Write the lines out again, from the top of the material to the line containing "['R1', 'R2', 'R3', 'R4', 'R5', 'R6', 'R7/BL', 'R8/T'];", pictures excluded.
[GIVEN DATA start]
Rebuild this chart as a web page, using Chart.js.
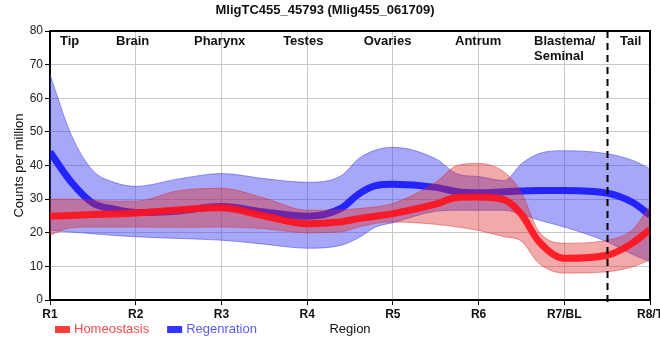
<!DOCTYPE html>
<html>
<head>
<meta charset="utf-8">
<script src="https://cdn.jsdelivr.net/npm/chart.js@4.4.1/dist/chart.umd.min.js"></script>
<style>
  html, body { margin: 0; padding: 0; background: #fff; }
  #wrap { width: 660px; height: 360px; }
</style>
</head>
<body>
<div id="wrap"><canvas id="c" width="660" height="360"></canvas></div>
<script>
// Sample positions along the body (region units: 1 = R1 ... 8 = R8/T)
const positions = [1, 1.25, 1.5, 1.75, 2, 2.5, 3, 3.5, 4, 4.4, 4.6, 4.8, 5, 5.5, 5.75, 6, 6.3, 6.5, 6.7, 7, 7.5, 7.8, 8];
const tickLabels = ['R1', 'R2', 'R3', 'R4', 'R5', 'R6', 'R7/BL', 'R8/T'];

// Homeostasis (red)
const homeoMean  = [24.9, 25.1, 25.4, 25.6, 25.9, 26.8, 27.4, 25.0, 22.7, 23.3, 24.2, 24.9, 25.7, 28.5, 30.5, 30.6, 29.8, 25.5, 17.5, 12.4, 13.3, 17.0, 21.0];
const homeoUpper = [30.0, 30.0, 29.7, 29.4, 29.4, 32.5, 33.2, 30.3, 26.7, 26.8, 27.2, 27.7, 28.7, 35.0, 40.0, 40.6, 38.0, 32.0, 20.5, 16.9, 17.8, 21.0, 28.0];
const homeoLower = [19.3, 21.5, 21.7, 21.7, 21.7, 21.6, 21.7, 21.2, 20.0, 20.3, 21.7, 22.8, 23.2, 22.5, 21.7, 20.7, 18.8, 17.5, 11.0, 8.0, 8.4, 9.9, 11.9];

// Regeneration (blue)
const regenMean  = [44.0, 35.0, 28.8, 27.0, 26.0, 26.5, 27.8, 26.2, 24.9, 27.3, 31.5, 34.0, 34.4, 33.5, 32.2, 31.9, 32.2, 32.4, 32.6, 32.6, 31.8, 29.0, 25.2];
const regenUpper = [67.0, 49.0, 38.5, 35.0, 33.8, 36.0, 37.6, 36.1, 35.0, 37.0, 42.0, 44.6, 45.4, 42.0, 37.5, 36.7, 35.5, 40.5, 43.5, 44.4, 43.5, 41.5, 39.0];
const regenLower = [20.7, 20.2, 19.7, 19.2, 18.8, 18.3, 17.8, 16.6, 15.4, 16.3, 18.5, 21.7, 23.0, 26.4, 26.7, 26.7, 26.7, 25.5, 23.8, 21.7, 17.3, 13.5, 11.4];

// Region annotations (label lines, left edge position in region units)
const regionNames = [['Tip'], ['Brain'], ['Pharynx'], ['Testes'], ['Ovaries'], ['Antrum'], ['Blastema/', 'Seminal'], ['Tail']];
const regionStarts = [1.117, 1.77, 2.68, 3.72, 4.66, 5.725, 6.647, 7.65];
const tailBoundary = 7.5;

const pts = arr => arr.map((v, i) => ({ x: positions[i], y: v }));

const RED_LINE = 'rgba(255,20,30,0.92)';
const RED_BAND = 'rgba(220,40,40,0.40)';
const RED_EDGE = 'rgba(220,40,40,0.45)';
const BLUE_LINE = 'rgba(25,25,255,0.92)';
const BLUE_BAND = 'rgba(60,60,240,0.45)';
const BLUE_EDGE = 'rgba(60,60,240,0.5)';

const legendItems = [
  { text: 'Homeostasis', box: '#ff3a3a', color: '#ff4a4a' },
  { text: 'Regenration', box: '#3434ff', color: '#5a5aff' }
];

const bandCommon = { pointRadius: 0, borderWidth: 1, cubicInterpolationMode: 'monotone' };

const decor = {
  id: 'decor',
  afterDatasetsDraw(chart) {
    const { ctx, chartArea: a, scales: { x } } = chart;
    ctx.save();
    // dashed tail boundary
    const xb = Math.round(x.getPixelForValue(tailBoundary)) + 0.5;
    ctx.strokeStyle = '#000';
    ctx.lineWidth = 2;
    ctx.setLineDash([7, 5]);
    ctx.beginPath();
    ctx.moveTo(xb, a.top);
    ctx.lineTo(xb, a.bottom + 6);
    ctx.stroke();
    ctx.setLineDash([]);
    // frame top & right
    ctx.lineWidth = 2;
    ctx.beginPath();
    ctx.moveTo(a.left, a.top);
    ctx.lineTo(a.right, a.top);
    ctx.lineTo(a.right, a.bottom);
    ctx.stroke();
    // region labels
    ctx.fillStyle = '#111';
    ctx.font = 'bold 13px "Liberation Sans", Arial, sans-serif';
    ctx.textAlign = 'left';
    ctx.textBaseline = 'middle';
    regionNames.forEach((lines, i) => {
      const px = x.getPixelForValue(regionStarts[i]);
      lines.forEach((t, j) => ctx.fillText(t, px, a.top + 10 + j * 15));
    });
    ctx.restore();
  },
  afterDraw(chart) {
    const { ctx } = chart;
    ctx.save();
    ctx.font = '13px "Liberation Sans", Arial, sans-serif';
    ctx.textBaseline = 'middle';
    ctx.textAlign = 'left';
    let px = 55;
    const py = 329;
    legendItems.forEach(it => {
      ctx.fillStyle = it.box;
      ctx.fillRect(px, py - 3, 15, 7);
      ctx.fillStyle = it.color;
      ctx.fillText(it.text, px + 19, py);
      px += 19 + ctx.measureText(it.text).width + 18;
    });
    ctx.restore();
  }
};

new Chart(document.getElementById('c'), {
  type: 'line',
  data: {
    datasets: [
      { label: 'Homeostasis', data: pts(homeoMean), borderColor: RED_LINE, backgroundColor: RED_LINE, borderWidth: 7, pointRadius: 0, cubicInterpolationMode: 'monotone', fill: false, order: 1 },
      { label: 'Homeostasis upper', data: pts(homeoUpper), borderColor: RED_EDGE, backgroundColor: RED_BAND, fill: '+1', order: 2, ...bandCommon },
      { label: 'Homeostasis lower', data: pts(homeoLower), borderColor: RED_EDGE, backgroundColor: RED_BAND, fill: false, order: 2, ...bandCommon },
      { label: 'Regenration', data: pts(regenMean), borderColor: BLUE_LINE, backgroundColor: BLUE_LINE, borderWidth: 7, pointRadius: 0, cubicInterpolationMode: 'monotone', fill: false, order: 3 },
      { label: 'Regenration upper', data: pts(regenUpper), borderColor: BLUE_EDGE, backgroundColor: BLUE_BAND, fill: '+1', order: 4, ...bandCommon },
      { label: 'Regenration lower', data: pts(regenLower), borderColor: BLUE_EDGE, backgroundColor: BLUE_BAND, fill: false, order: 4, ...bandCommon }
    ]
  },
  options: {
    responsive: false,
    animation: false,
    layout: { padding: { left: 0, right: 10, top: 0, bottom: 23 } },
    plugins: {
      legend: { display: false },
      tooltip: { enabled: false },
      title: {
        display: true,
        text: 'MligTC455_45793 (Mlig455_061709)',
        color: '#111',
        font: { family: '"Liberation Sans", Arial, sans-serif', size: 13, weight: 'bold' },
        padding: { top: 3, bottom: 12.4 }
      }
    },
    scales: {
      x: {
        type: 'linear',
        min: 1, max: 8,
        ticks: {
          stepSize: 1,
          autoSkip: false,
          maxRotation: 0,
          padding: 2,
          color: '#111',
          font: { family: '"Liberation Sans", Arial, sans-serif', size: 12, weight: 'bold' },
          callback: v => tickLabels[v - 1] ?? ''
        },
        grid: { color: '#c8c8c8', lineWidth: 1, tickColor: '#000', tickLength: 5 },
        border: { color: '#000', width: 2 },
        title: {
          display: true, text: 'Region', color: '#111',
          font: { family: '"Liberation Sans", Arial, sans-serif', size: 13 },
          padding: { top: 0, bottom: 0 }
        },
        afterFit(s) { s.paddingLeft = 0; s.paddingRight = 0; s.height = 37; }
      },
      y: {
        min: 0, max: 80,
        ticks: {
          stepSize: 10, padding: 2, color: '#222',
          font: { family: '"Liberation Sans", Arial, sans-serif', size: 12 }
        },
        grid: { color: '#c8c8c8', lineWidth: 1, tickColor: '#000', tickLength: 5 },
        border: { color: '#000', width: 2 },
        title: {
          display: true, text: 'Counts per million', color: '#111',
          font: { family: '"Liberation Sans", Arial, sans-serif', size: 13 },
          padding: { top: 12, bottom: 0 }
        },
        afterFit(s) { s.width = 50; s.paddingTop = 0; s.paddingBottom = 0; }
      }
    }
  },
  plugins: [decor]
});
</script>
</body>
</html>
[GIVEN DATA end]
▶ [WRITTEN ANSWER]
Rebuild this chart as a web page, using Chart.js.
<!DOCTYPE html>
<html>
<head>
<meta charset="utf-8">
<script src="https://cdn.jsdelivr.net/npm/chart.js@4.4.1/dist/chart.umd.min.js"></script>
<style>
  html, body { margin: 0; padding: 0; background: #fff; }
  #wrap { width: 660px; height: 360px; }
</style>
</head>
<body>
<div id="wrap"><canvas id="c" width="660" height="360"></canvas></div>
<script>
// Sample positions along the body (region units: 1 = R1 ... 8 = R8/T)
const positions = [1, 1.25, 1.5, 1.75, 2, 2.5, 3, 3.5, 4, 4.4, 4.6, 4.8, 5, 5.5, 5.75, 6, 6.3, 6.5, 6.7, 7, 7.5, 7.8, 8];
const tickLabels = ['R1', 'R2', 'R3', 'R4', 'R5', 'R6', 'R7/BL', 'R8/T'];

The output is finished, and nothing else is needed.